Das Science Center ist eine Initiative der Stadt Wolfsburg. Vom Konzeptbeschluss im Jahr 1999 bis zur Fertigstellung im Jahr 2005 hat die Stadt insgesamt rund 80 Millionen Euro in dieses Projekt investiert.
Auf einer Fläche von 9.000 Quadratmetern wurde hier ein spielerischer und unterhaltsamer Zugang zu den Phänomenen der Naturwissenschaft und Technik geschaffen, wobei alle Angebote barrierefrei zu erreichen sind.
Man möchte die Besucher zum Erkunden und zum eigenen Experimentieren anregen. Damit das entsteht, was emotionale Interaktivität genannt wird, etwas, das nicht nur im Kopf passiert, sondern alle Sinne anspricht. „Denn es ist der ganze Mensch, der lernt und erkennt, nicht nur das Gehirn“, erklärt Michel Junge, Geschäftsführer des phaeno.
Ansicht von der Stadt aus gesehen, Foto: © phaeno, Janina Snatzke
Zu einem besonderen Gesamterlebnis wird der Besuch des Science Centers auch durch die einzigartige Architektur des Gebäudes. In vierjähriger Bauzeit entstand hier die wohl größte begehbare Skulptur Deutschlands, die, von Kegelfüßen getragen, hoch über der Straße thront. Im Innern, in sieben Meter Höhe, entfaltet sich ein bauliches Abenteuerland mit Formen, welche an Krater, Höhlen, Terrassen und Plateaus erinnern. Es wurde bei dieser avantgardistischen Architektur nicht in herkömmlichen Kategorien von Stützen, Balken und Decken gedacht, sondern es ist vielmehr eine skulpturale, plastische Form „aus einem Stück“. Nur mithilfe modernster Spezialbaustoffe, wie beispielsweise dem sogenannten „selbstverdichtenden Beton“, konnte ein internationales Team die räumlichen Vorstellungen der Londoner Architektin Zaha Hadid in gebaute Wirklichkeit umsetzen. Diese außergewöhnliche Architektur soll widerspiegeln, wie beim Menschen das Wissen strukturiert ist. Vorgeschriebene Wege gibt es nicht, die Laufrichtung bestimmt sich durch die Neugierde der Gäste.
An 350 Experimentierstationen in unterschiedlichen Themenbereichen können die Besucher entdeckend lernen sowie ihre Sinne auf die Probe stellen. Dabei geht es auch um das Lösen von Rätseln, wie zum Beispiel: Warum sieht man manche Dinge völlig anders als sie wirklich sind? Warum erzeugt das Gehirn Farben oder Formen dazu? Warum warnt es uns vor Abgründen und Kanten, die gar nicht existent sind?

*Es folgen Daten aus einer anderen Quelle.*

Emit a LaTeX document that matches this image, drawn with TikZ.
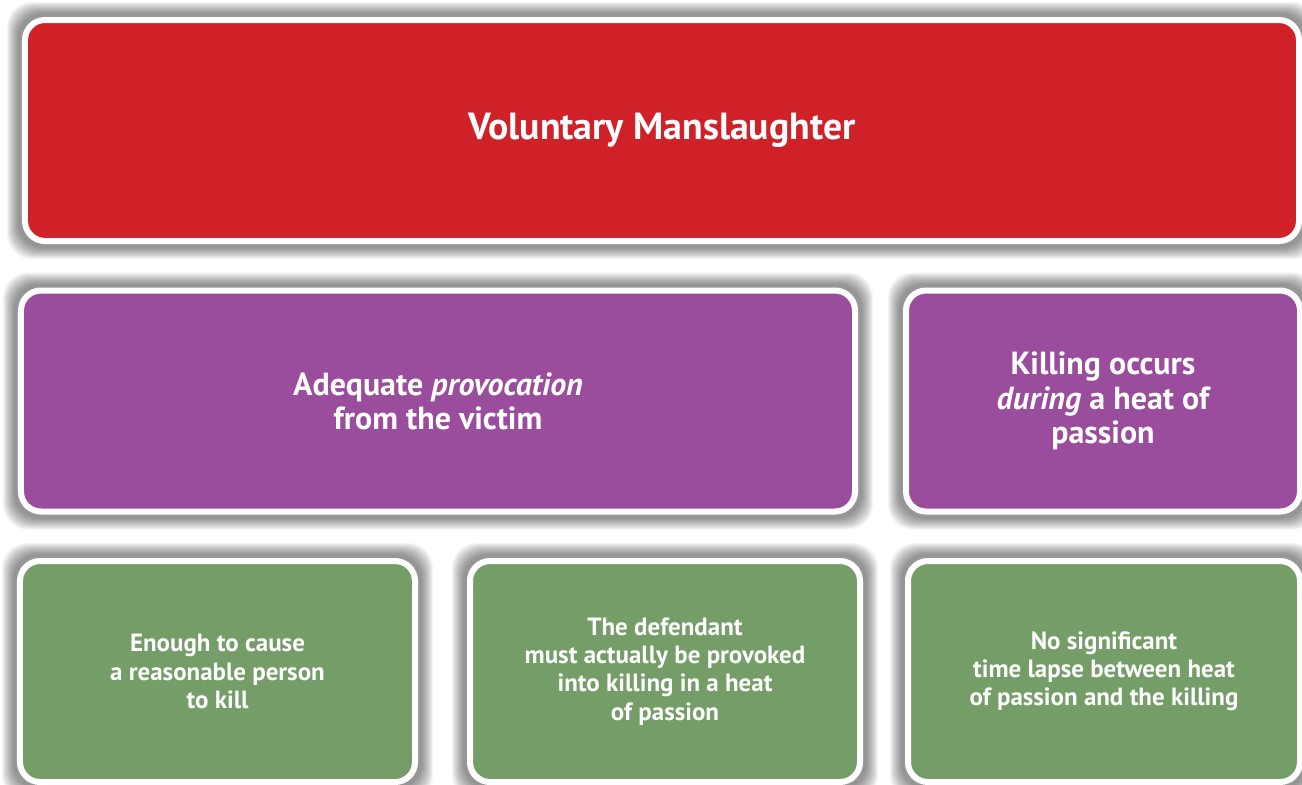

Cell Lab, Foto: © phaeno, Matthias Leitzke
Überdies verfügt das Science Center über ein Biochemie-Labor und ein Labor für Physik und Technik. In den Laboren haben Schüler die Möglichkeit, Phänomene zu erforschen, die sich an den Experimentierstationen nicht darstellen lassen, weil sie für ihre Sinne zu klein, zu groß, zu langsam oder zu schnell sind. Das Wissenschaftstheater mit Platz für 205 Besucher ist ein Ort für spektakuläre Science Shows oder für Experimentalvorträge. Außerdem gibt es noch einen Show-Krater und ein Ideenforum.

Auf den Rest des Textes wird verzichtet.